By force of section 70a of the Bankruptcy Act (11 USCA § 110 (a), the trustee is entitled to the cash surrender value, and no more, on insurance policies on the bankrupt's life that are payable to the bankrupt's estate and are not exempt by state law. Burlingham v. Crouse, 228 U.S. 459, 33 S. Ct. 564, 57 L. Ed. 920, 46 L.R.A. (N.S.) 148; Everett v. Judson, 228 U.S. 474, 33 S. Ct. 568, 57 L. Ed. 927, 46 L.R.A. (N.S.) 154. This policy is payable to the bankrupt's own estate, and is not exempt under any New York statute. The sole point then is whether it had a cash surrender value at the time of bankruptcy. On its face it had none. The time when the bankrupt might have demanded payment of the cash surrender value as matter of right under the express provisions of the policy had expired some months before bankruptcy. The policy was then outstanding only as a paid-up extended term policy, for which no surrender value was specified. It this were all, the trustee would have no standing.
But the letter from the insurance company to the trustee shows that by concession and practice of the company the policy actually had a cash surrender value at bankruptcy and has had such a value ever since. By the letter the company offered to pay $385.10 for surrender of the policy on February 28, 1934. That this was a calculated amount and not a chance offer for this particular policy is clearly indicated by the reference to values at other dates. That it is a regular practice of the company to pay a cash value on surrender of policies in the same status as this policy is revealed by this sentence: "The amount which the Society is willing to allow for surrender of extended term insurance decreases as the policy approaches the end of the extended term period."

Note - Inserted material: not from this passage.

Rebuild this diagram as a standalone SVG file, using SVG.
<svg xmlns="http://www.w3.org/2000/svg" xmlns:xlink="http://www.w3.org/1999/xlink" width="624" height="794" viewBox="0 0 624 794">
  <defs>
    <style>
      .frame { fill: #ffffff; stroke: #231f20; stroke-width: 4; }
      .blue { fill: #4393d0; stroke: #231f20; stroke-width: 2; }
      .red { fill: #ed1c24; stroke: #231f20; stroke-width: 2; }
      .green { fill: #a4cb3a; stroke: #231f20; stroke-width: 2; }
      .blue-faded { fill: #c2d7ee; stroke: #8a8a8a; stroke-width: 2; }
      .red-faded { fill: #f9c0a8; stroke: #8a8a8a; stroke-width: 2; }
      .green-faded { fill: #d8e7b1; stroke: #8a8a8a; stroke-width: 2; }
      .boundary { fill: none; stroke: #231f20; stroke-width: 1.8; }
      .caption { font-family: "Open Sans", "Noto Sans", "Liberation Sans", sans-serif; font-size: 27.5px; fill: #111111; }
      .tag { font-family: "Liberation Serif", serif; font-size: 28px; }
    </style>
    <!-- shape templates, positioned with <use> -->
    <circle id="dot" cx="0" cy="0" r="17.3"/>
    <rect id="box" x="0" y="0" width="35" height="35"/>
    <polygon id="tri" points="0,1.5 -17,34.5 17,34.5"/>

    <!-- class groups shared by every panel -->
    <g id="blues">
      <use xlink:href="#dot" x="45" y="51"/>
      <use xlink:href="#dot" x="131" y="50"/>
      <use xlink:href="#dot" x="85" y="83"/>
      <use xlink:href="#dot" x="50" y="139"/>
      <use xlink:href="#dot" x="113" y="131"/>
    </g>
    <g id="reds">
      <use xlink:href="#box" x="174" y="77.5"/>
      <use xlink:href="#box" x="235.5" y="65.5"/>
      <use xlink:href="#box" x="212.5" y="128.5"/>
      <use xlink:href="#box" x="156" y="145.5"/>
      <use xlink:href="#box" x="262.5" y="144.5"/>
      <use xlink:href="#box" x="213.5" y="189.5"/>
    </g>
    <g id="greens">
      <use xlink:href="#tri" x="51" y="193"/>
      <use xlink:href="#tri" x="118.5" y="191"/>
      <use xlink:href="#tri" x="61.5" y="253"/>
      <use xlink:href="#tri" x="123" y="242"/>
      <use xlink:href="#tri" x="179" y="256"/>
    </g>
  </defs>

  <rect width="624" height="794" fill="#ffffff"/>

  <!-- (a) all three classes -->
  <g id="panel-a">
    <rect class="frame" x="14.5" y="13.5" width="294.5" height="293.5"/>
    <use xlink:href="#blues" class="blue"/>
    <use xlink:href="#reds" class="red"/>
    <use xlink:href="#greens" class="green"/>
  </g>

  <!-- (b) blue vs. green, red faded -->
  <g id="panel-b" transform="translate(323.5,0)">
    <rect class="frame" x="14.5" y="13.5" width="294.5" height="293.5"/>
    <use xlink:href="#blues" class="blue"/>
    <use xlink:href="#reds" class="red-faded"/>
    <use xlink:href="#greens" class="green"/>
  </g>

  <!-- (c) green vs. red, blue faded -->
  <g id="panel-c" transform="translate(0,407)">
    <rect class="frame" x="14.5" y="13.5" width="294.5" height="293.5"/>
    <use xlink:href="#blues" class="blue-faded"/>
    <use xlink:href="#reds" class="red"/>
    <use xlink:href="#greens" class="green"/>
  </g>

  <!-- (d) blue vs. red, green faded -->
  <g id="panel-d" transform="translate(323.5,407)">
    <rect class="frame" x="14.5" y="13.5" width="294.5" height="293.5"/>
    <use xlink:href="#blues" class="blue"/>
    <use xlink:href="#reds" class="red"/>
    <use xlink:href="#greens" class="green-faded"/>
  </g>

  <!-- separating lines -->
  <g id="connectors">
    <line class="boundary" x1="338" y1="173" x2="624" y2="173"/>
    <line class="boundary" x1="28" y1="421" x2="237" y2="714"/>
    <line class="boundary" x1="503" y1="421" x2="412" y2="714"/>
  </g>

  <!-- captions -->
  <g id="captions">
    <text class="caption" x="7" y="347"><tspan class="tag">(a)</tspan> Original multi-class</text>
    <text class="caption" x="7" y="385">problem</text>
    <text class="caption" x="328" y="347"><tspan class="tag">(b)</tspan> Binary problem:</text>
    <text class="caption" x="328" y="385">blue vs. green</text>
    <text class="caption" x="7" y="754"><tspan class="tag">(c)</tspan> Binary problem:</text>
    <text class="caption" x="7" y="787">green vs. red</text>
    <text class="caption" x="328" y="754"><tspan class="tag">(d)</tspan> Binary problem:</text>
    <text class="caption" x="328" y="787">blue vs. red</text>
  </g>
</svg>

Policies with a cash surrender value, within the meaning of section 70a, are not confined to policies in which a cash surrender value is expressly stated, but include policies having a cash surrender value by concession or practice of the company issuing them. The Supreme Court so intimated in Holden v. Stratton, 198 U.S. 202, 25 S. Ct. 656, 49 L. Ed. 1018, and so decided in Hiscock v. Mertens, 205 U.S. 202, 27 S. Ct. 488, 51 L. Ed. 771. The rule has been reiterated in Burlingham v. Crouse, supra, at page 471 of 228 U.S., 33 S. Ct. 564, and in Cohen v. Samuels, 245 U.S. 50, at page 53, 38 S. Ct. 36, 62 L. Ed. 143. In the lower courts the cases are to the same effect. In re Coleman, 136 F. 818 (C.C.A. 2); In re White, 174 F. 333, 334, 26 L.R.A. (N.S.) 451 (C.C.A. 2); In re Herr, 182 F. 716 (D.C. Pa.); Malone v. Cohn, 236 F. 882 (C.C.A. 5), affirmed in 248 U.S. 450, 39 S. Ct. 141, 63 L. Ed. 352; Richter v. Rockhold, 253 F. 941 (C.C.A. 5); In re Samuels, 254 F. 775 (C.C.A. 2); In re Chandler, 290 F. 988 (D.C. Pa.). See, also, Remington on Bankruptcy, § 1259. The Chandler Case is one where the policy had become one for paid-up extended term insurance and is directly in point as to the facts. In the White Case, supra, Judge Ward said: "Besides this, though not obliged by the contract to do so, the company is willing, apparently, under the option given the insured to surrender the policy for paid-up insurance or other value, to pay the sum of $1,804.23 upon its surrender. The situation is exactly the same as if the policy contained a stipulation for a cash surrender value. Hiscock v. Mertens, 205 U.S. 202, 27 S. Ct. 488, 51 L. Ed. 771."
The policy in question had a cash surrender value within the meaning of section 70a, and the trustee is entitled to surrender the policy to the company and obtain such value unless the bankrupt shall himself pay the appropriate amount to the trustee and thus redeem the policy. The amount which the company will pay will depend on the date of surrender. In re Chandler, supra. The order of the referee will accordingly be reversed.